A couple of addenda.
For one of two things is true: either religion essentially belongs to human nature and is therefore native to it, or humans were originally not religious beings, hence not humans but animals, and gradually evolved into religious beings. In the latter case religion is an accidental and passing stage in the process of evolution. The question with which philosophical inquiry finally ends is this: Were humans from the beginning, or did they gradually develop into, religious beings? Was culture or was coarse and savage nature the earliest condition of the human race? Is the beginning of humanity absolute or relative?…According to Scripture, humans were human beings from the first moment of their existence, created in God’s image, hence religious beings from that moment on.

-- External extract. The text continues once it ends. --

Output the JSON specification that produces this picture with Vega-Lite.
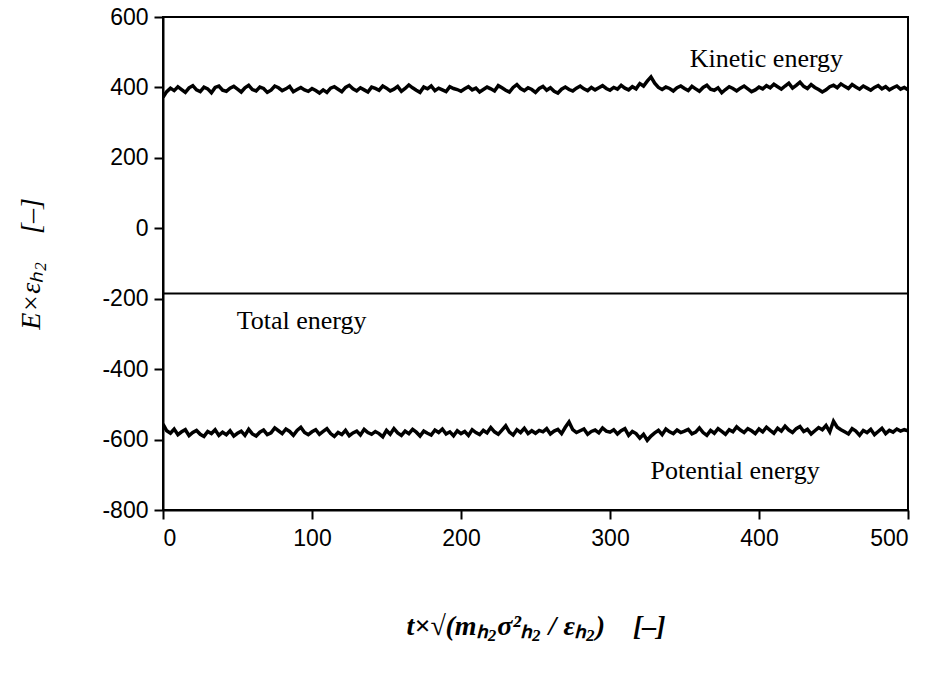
{
  "$schema": "https://vega.github.io/schema/vega-lite/v6.json",
  "width": 745,
  "height": 493,
  "autosize": "none",
  "padding": {"left": 163, "top": 17, "right": 27, "bottom": 178},
  "background": "white",
  "config": {
    "view": {"stroke": "black", "strokeWidth": 2},
    "axis": {
      "grid": false,
      "domainColor": "black",
      "domainWidth": 2,
      "tickColor": "black",
      "tickWidth": 2,
      "tickSize": 9,
      "labelFont": "Liberation Sans",
      "labelFontSize": 23,
      "labelColor": "black",
      "labelExpr": "replace(datum.label, '−', '-')",
      "titleFont": "Liberation Serif",
      "titleFontSize": 28,
      "titleFontStyle": "italic",
      "titleFontWeight": "normal",
      "titleColor": "black"
    }
  },
  "datasets": {
    "series": [
      {"t":0,"k":372,"p":-556},{"t":2.5,"k":388,"p":-575},{"t":5,"k":398,"p":-582},{"t":7.5,"k":391,"p":-570},{"t":10,"k":402,"p":-586},{"t":12.5,"k":394,"p":-578},{"t":15,"k":386,"p":-572},{"t":17.5,"k":399,"p":-589},{"t":20,"k":405,"p":-580},{"t":22.5,"k":393,"p":-574},
      {"t":25,"k":388,"p":-585},{"t":27.5,"k":401,"p":-591},{"t":30,"k":396,"p":-577},{"t":32.5,"k":385,"p":-583},{"t":35,"k":400,"p":-572},{"t":37.5,"k":404,"p":-588},{"t":40,"k":392,"p":-579},{"t":42.5,"k":389,"p":-586},{"t":45,"k":398,"p":-575},{"t":47.5,"k":403,"p":-590},
      {"t":50,"k":395,"p":-582},{"t":52.5,"k":387,"p":-576},{"t":55,"k":399,"p":-588},{"t":57.5,"k":406,"p":-571},{"t":60,"k":394,"p":-584},{"t":62.5,"k":390,"p":-590},{"t":65,"k":401,"p":-579},{"t":67.5,"k":397,"p":-573},{"t":70,"k":386,"p":-586},{"t":72.5,"k":392,"p":-581},
      {"t":75,"k":404,"p":-567},{"t":77.5,"k":399,"p":-575},{"t":80,"k":391,"p":-583},{"t":82.5,"k":396,"p":-570},{"t":85,"k":403,"p":-577},{"t":87.5,"k":388,"p":-588},{"t":90,"k":394,"p":-574},{"t":92.5,"k":400,"p":-565},{"t":95,"k":393,"p":-580},{"t":97.5,"k":389,"p":-586},
      {"t":100,"k":397,"p":-578},{"t":102.5,"k":391,"p":-572},{"t":105,"k":384,"p":-585},{"t":107.5,"k":393,"p":-577},{"t":110,"k":386,"p":-569},{"t":112.5,"k":398,"p":-583},{"t":115,"k":402,"p":-591},{"t":117.5,"k":395,"p":-580},{"t":120,"k":388,"p":-586},{"t":122.5,"k":400,"p":-574},
      {"t":125,"k":406,"p":-589},{"t":127.5,"k":396,"p":-581},{"t":130,"k":390,"p":-576},{"t":132.5,"k":399,"p":-587},{"t":135,"k":393,"p":-571},{"t":137.5,"k":387,"p":-580},{"t":140,"k":401,"p":-585},{"t":142.5,"k":397,"p":-577},{"t":145,"k":392,"p":-583},{"t":147.5,"k":404,"p":-592},
      {"t":150,"k":398,"p":-574},{"t":152.5,"k":390,"p":-585},{"t":155,"k":395,"p":-569},{"t":157.5,"k":403,"p":-581},{"t":160,"k":389,"p":-588},{"t":162.5,"k":397,"p":-576},{"t":165,"k":407,"p":-583},{"t":167.5,"k":399,"p":-571},{"t":170,"k":392,"p":-579},{"t":172.5,"k":386,"p":-590},
      {"t":175,"k":401,"p":-576},{"t":177.5,"k":396,"p":-582},{"t":180,"k":404,"p":-587},{"t":182.5,"k":391,"p":-573},{"t":185,"k":398,"p":-580},{"t":187.5,"k":393,"p":-570},{"t":190,"k":388,"p":-584},{"t":192.5,"k":402,"p":-578},{"t":195,"k":397,"p":-589},{"t":197.5,"k":394,"p":-575},
      {"t":200,"k":389,"p":-583},{"t":202.5,"k":396,"p":-577},{"t":205,"k":402,"p":-588},{"t":207.5,"k":393,"p":-572},{"t":210,"k":398,"p":-580},{"t":212.5,"k":387,"p":-586},{"t":215,"k":394,"p":-574},{"t":217.5,"k":401,"p":-581},{"t":220,"k":396,"p":-566},{"t":222.5,"k":390,"p":-578},
      {"t":225,"k":405,"p":-585},{"t":227.5,"k":399,"p":-573},{"t":230,"k":392,"p":-561},{"t":232.5,"k":387,"p":-579},{"t":235,"k":400,"p":-587},{"t":237.5,"k":408,"p":-572},{"t":240,"k":397,"p":-580},{"t":242.5,"k":391,"p":-568},{"t":245,"k":399,"p":-583},{"t":247.5,"k":394,"p":-575},
      {"t":250,"k":386,"p":-582},{"t":252.5,"k":397,"p":-574},{"t":255,"k":403,"p":-578},{"t":257.5,"k":392,"p":-569},{"t":260,"k":399,"p":-584},{"t":262.5,"k":389,"p":-576},{"t":265,"k":384,"p":-571},{"t":267.5,"k":395,"p":-583},{"t":270,"k":401,"p":-565},{"t":272.5,"k":394,"p":-550},
      {"t":275,"k":390,"p":-572},{"t":277.5,"k":398,"p":-580},{"t":280,"k":404,"p":-575},{"t":282.5,"k":396,"p":-570},{"t":285,"k":391,"p":-585},{"t":287.5,"k":400,"p":-577},{"t":290,"k":393,"p":-573},{"t":292.5,"k":399,"p":-581},{"t":295,"k":405,"p":-567},{"t":297.5,"k":397,"p":-576},
      {"t":300,"k":392,"p":-579},{"t":302.5,"k":400,"p":-572},{"t":305,"k":395,"p":-584},{"t":307.5,"k":406,"p":-575},{"t":310,"k":398,"p":-569},{"t":312.5,"k":393,"p":-588},{"t":315,"k":402,"p":-577},{"t":317.5,"k":396,"p":-583},{"t":320,"k":411,"p":-596},{"t":322.5,"k":404,"p":-585},
      {"t":325,"k":418,"p":-602},{"t":327.5,"k":430,"p":-590},{"t":330,"k":412,"p":-581},{"t":332.5,"k":400,"p":-574},{"t":335,"k":394,"p":-586},{"t":337.5,"k":401,"p":-570},{"t":340,"k":397,"p":-578},{"t":342.5,"k":390,"p":-583},{"t":345,"k":399,"p":-573},{"t":347.5,"k":404,"p":-580},
      {"t":350,"k":397,"p":-576},{"t":352.5,"k":391,"p":-571},{"t":355,"k":403,"p":-584},{"t":357.5,"k":396,"p":-579},{"t":360,"k":389,"p":-567},{"t":362.5,"k":400,"p":-580},{"t":365,"k":406,"p":-588},{"t":367.5,"k":395,"p":-574},{"t":370,"k":392,"p":-582},{"t":372.5,"k":399,"p":-569},
      {"t":375,"k":385,"p":-577},{"t":377.5,"k":394,"p":-585},{"t":380,"k":402,"p":-572},{"t":382.5,"k":397,"p":-578},{"t":385,"k":390,"p":-564},{"t":387.5,"k":398,"p":-573},{"t":390,"k":404,"p":-580},{"t":392.5,"k":396,"p":-569},{"t":395,"k":388,"p":-575},{"t":397.5,"k":393,"p":-583},
      {"t":400,"k":401,"p":-570},{"t":402.5,"k":396,"p":-578},{"t":405,"k":405,"p":-565},{"t":407.5,"k":399,"p":-574},{"t":410,"k":409,"p":-582},{"t":412.5,"k":402,"p":-568},{"t":415,"k":395,"p":-576},{"t":417.5,"k":404,"p":-562},{"t":420,"k":412,"p":-573},{"t":422.5,"k":398,"p":-580},
      {"t":425,"k":406,"p":-569},{"t":427.5,"k":415,"p":-563},{"t":430,"k":403,"p":-577},{"t":432.5,"k":397,"p":-571},{"t":435,"k":408,"p":-584},{"t":437.5,"k":400,"p":-575},{"t":440,"k":394,"p":-566},{"t":442.5,"k":387,"p":-572},{"t":445,"k":393,"p":-560},{"t":447.5,"k":402,"p":-578},
      {"t":450,"k":406,"p":-548},{"t":452.5,"k":399,"p":-565},{"t":455,"k":410,"p":-572},{"t":457.5,"k":403,"p":-578},{"t":460,"k":397,"p":-584},{"t":462.5,"k":408,"p":-569},{"t":465,"k":401,"p":-576},{"t":467.5,"k":395,"p":-588},{"t":470,"k":404,"p":-574},{"t":472.5,"k":398,"p":-580},
      {"t":475,"k":392,"p":-571},{"t":477.5,"k":400,"p":-586},{"t":480,"k":405,"p":-577},{"t":482.5,"k":396,"p":-568},{"t":485,"k":402,"p":-583},{"t":487.5,"k":393,"p":-574},{"t":490,"k":399,"p":-579},{"t":492.5,"k":404,"p":-570},{"t":495,"k":395,"p":-576},{"t":497.5,"k":400,"p":-572},
      {"t":500,"k":393,"p":-575}
    ],
    "total": [
      {"t": 0, "e": -185},
      {"t": 500, "e": -185}
    ],
    "labels": [
      {"t": 405, "y": 480, "text": "Kinetic energy"},
      {"t": 93, "y": -262, "text": "Total energy"},
      {"t": 384, "y": -690, "text": "Potential energy"}
    ]
  },
  "layer": [
    {
      "data": {"name": "series"},
      "mark": {"type": "line", "color": "black", "strokeWidth": 3.5, "strokeJoin": "miter", "clip": true},
      "encoding": {
        "x": {
          "field": "t", "type": "quantitative",
          "scale": {"domain": [0, 500], "nice": false},
          "axis": {"values": [0, 100, 200, 300, 400, 500], "labelPadding": 8, "title": "t×√(mₕ₂σ²ₕ₂ / εₕ₂)\u00a0\u00a0\u00a0\u00a0[–]", "titleFontWeight": "bold", "titlePadding": 62}
        },
        "y": {
          "field": "k", "type": "quantitative",
          "scale": {"domain": [-800, 600], "nice": false, "zero": false},
          "axis": {"values": [-800, -600, -400, -200, 0, 200, 400, 600], "labelPadding": 6, "title": "E×εₕ₂\u00a0\u00a0\u00a0\u00a0[–]", "titlePadding": 56}
        }
      }
    },
    {
      "data": {"name": "series"},
      "mark": {"type": "line", "color": "black", "strokeWidth": 3.5, "strokeJoin": "miter", "clip": true},
      "encoding": {
        "x": {"field": "t", "type": "quantitative"},
        "y": {"field": "p", "type": "quantitative"}
      }
    },
    {
      "data": {"name": "total"},
      "mark": {"type": "line", "color": "black", "strokeWidth": 2},
      "encoding": {
        "x": {"field": "t", "type": "quantitative"},
        "y": {"field": "e", "type": "quantitative"}
      }
    },
    {
      "data": {"name": "labels"},
      "mark": {"type": "text", "font": "Liberation Serif", "fontSize": 26, "color": "black", "align": "center", "baseline": "middle"},
      "encoding": {
        "x": {"field": "t", "type": "quantitative"},
        "y": {"field": "y", "type": "quantitative"},
        "text": {"field": "text"}
      }
    }
  ]
}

Religion was not something added later by a separate creation or a long process of evolution but is automatically implied in the fact of humanity’s having been created in the image of God. That original state has been corrupted and devastated by sin, to be sure, but human beings nevertheless remain related to God, God’s offspring, and continue to search for God and perhaps grope for God and find him (Acts 17:27)….[T]here is in human beings a certain faculty or natural aptitude for perceiving the divine. (Reformed Dogmatics, vol. 1, p. 278)
As for death and how to deal with it, the issue has not gone away and still exercises the minds of rationalists.
And technology and the prowess of Promethean progress? Yes, that’s still around too.
- Not a neologism, though the Oxford English Dictionary only cites one use, from Some Records of the life of Stevenson Arthur Blackwood. Related to the adjective “larkish,” frolicsome. Sorry, I like words. A lot. And I plan to indulge my delight whenever…well, whenever, really.